**Your instructions**
Reproduce the listing exactly, with no pictures in your copy.

——

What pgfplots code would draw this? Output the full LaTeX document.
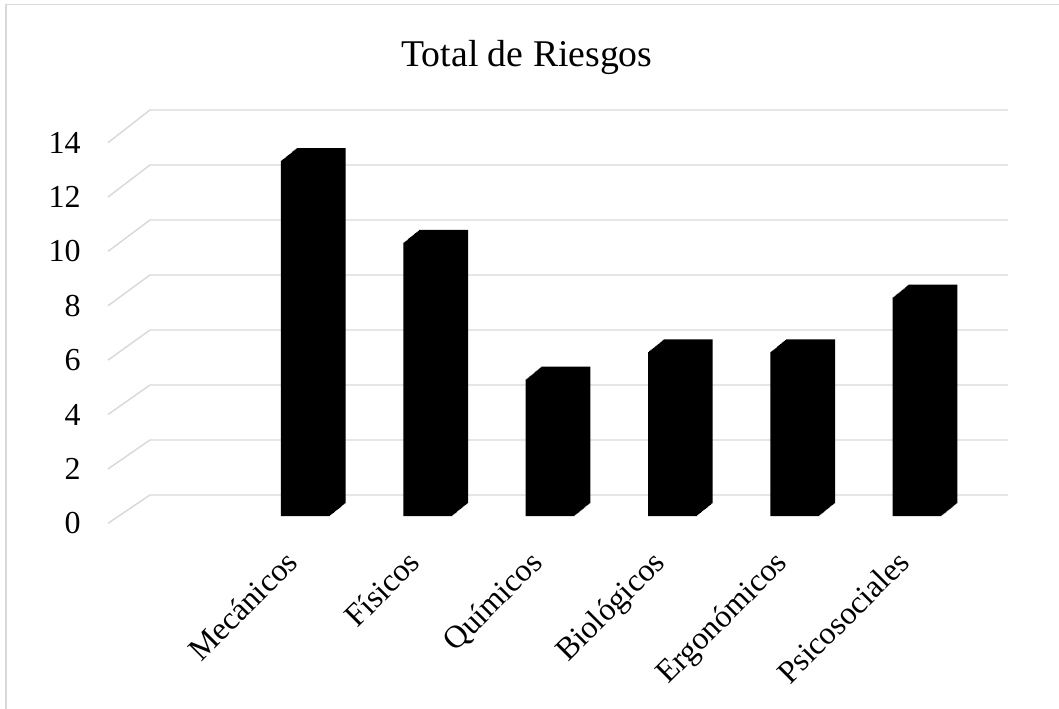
\documentclass[border=0pt]{standalone}
\usepackage{pgfplots}
\pgfplotsset{compat=1.18}
\usepackage{pgfplotstable}
\usepackage{fontspec}
\setmainfont{Liberation Serif}
\definecolor{gridc}{HTML}{D9D9D9}
\pgfplotstableread{
x y
1 13
2 10
3 5
4 6
5 6
6 8
}\riesgos

\begin{document}
\begin{tikzpicture}[x=1pt,y=1pt]
\useasboundingbox (0,0) rectangle (794.25,531.75);
\draw[gridc, line width=1.1pt] (4.5,-2) -- (4.5,528.5) -- (800,528.5);
\begin{axis}[
  at={(81pt,139.275pt)}, anchor=south west,
  scale only axis, width=675pt, height=310.07pt,
  xmin=-0.614, xmax=6.742, ymin=-0.267, ymax=14.86,
  axis line style={draw=none},
  ytick=\empty,
  xtick={1,...,6},
  xticklabels={Mecánicos,Físicos,Químicos,Biológicos,Ergonómicos,Psicosociales},
  major tick length=0pt,
  xticklabel style={font=\fontsize{24}{24}\selectfont, xshift=-16.5pt, yshift=-19pt, anchor=north east, rotate=45, inner sep=0pt},
  clip=false,
]
\pgfplotsinvokeforeach{0,2,...,14}{
  \draw[gridc, line width=1.1pt] (axis cs:-0.614,{-0.267+0.9949*#1}) -- (axis cs:-0.271,{0.768+1.0062*#1}) -- (axis cs:6.742,{0.768+1.0062*#1});
  \node[anchor=east, inner sep=0pt, font=\fontsize{24}{24}\selectfont, xshift=-20.25pt] at (axis cs:-0.614,{-0.267+0.9949*#1}) {#1};
}
\pgfplotsinvokeforeach{0,...,16}{
  \addplot[ybar, bar width=36.75pt, fill=black, draw=none, xshift=#1*0.7359pt, yshift=#1*0.5953pt, forget plot] table[x=x,y=y]{\riesgos};
}
\end{axis}
\node[font=\fontsize{28.3}{30}\selectfont, anchor=base] at (395.25,481.7) {Total de Riesgos};
\end{tikzpicture}
\end{document}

——

**Response for this exercise**
What pgfplots code would draw this? Output the full LaTeX document.
\documentclass[border=0pt]{standalone}
\usepackage{pgfplots}
\pgfplotsset{compat=1.18}
\usepackage{pgfplotstable}
\usepackage{fontspec}
\setmainfont{Liberation Serif}
\definecolor{gridc}{HTML}{D9D9D9}
\pgfplotstableread{
x y
1 13
2 10
3 5
4 6
5 6
6 8
}\riesgos

\begin{document}
\begin{tikzpicture}[x=1pt,y=1pt]
\useasboundingbox (0,0) rectangle (794.25,531.75);
\draw[gridc, line width=1.1pt] (4.5,-2) -- (4.5,528.5) -- (800,528.5);
\begin{axis}[
  at={(81pt,139.275pt)}, anchor=south west,
  scale only axis, width=675pt, height=310.07pt,
  xmin=-0.614, xmax=6.742, ymin=-0.267, ymax=14.86,
  axis line style={draw=none},
  ytick=\empty,
  xtick={1,...,6},
  xticklabels={Mecánicos,Físicos,Químicos,Biológicos,Ergonómicos,Psicosociales},
  major tick length=0pt,
  xticklabel style={font=\fontsize{24}{24}\selectfont, xshift=-16.5pt, yshift=-19pt, anchor=north east, rotate=45, inner sep=0pt},
  clip=false,
]
\pgfplotsinvokeforeach{0,2,...,14}{
  \draw[gridc, line width=1.1pt] (axis cs:-0.614,{-0.267+0.9949*#1}) -- (axis cs:-0.271,{0.768+1.0062*#1}) -- (axis cs:6.742,{0.768+1.0062*#1});
  \node[anchor=east, inner sep=0pt, font=\fontsize{24}{24}\selectfont, xshift=-20.25pt] at (axis cs:-0.614,{-0.267+0.9949*#1}) {#1};
}
\pgfplotsinvokeforeach{0,...,16}{
  \addplot[ybar, bar width=36.75pt, fill=black, draw=none, xshift=#1*0.7359pt, yshift=#1*0.5953pt, forget plot] table[x=x,y=y]{\riesgos};
}
\end{axis}
\node[font=\fontsize{28.3}{30}\selectfont, anchor=base] at (395.25,481.7) {Total de Riesgos};
\end{tikzpicture}
\end{document}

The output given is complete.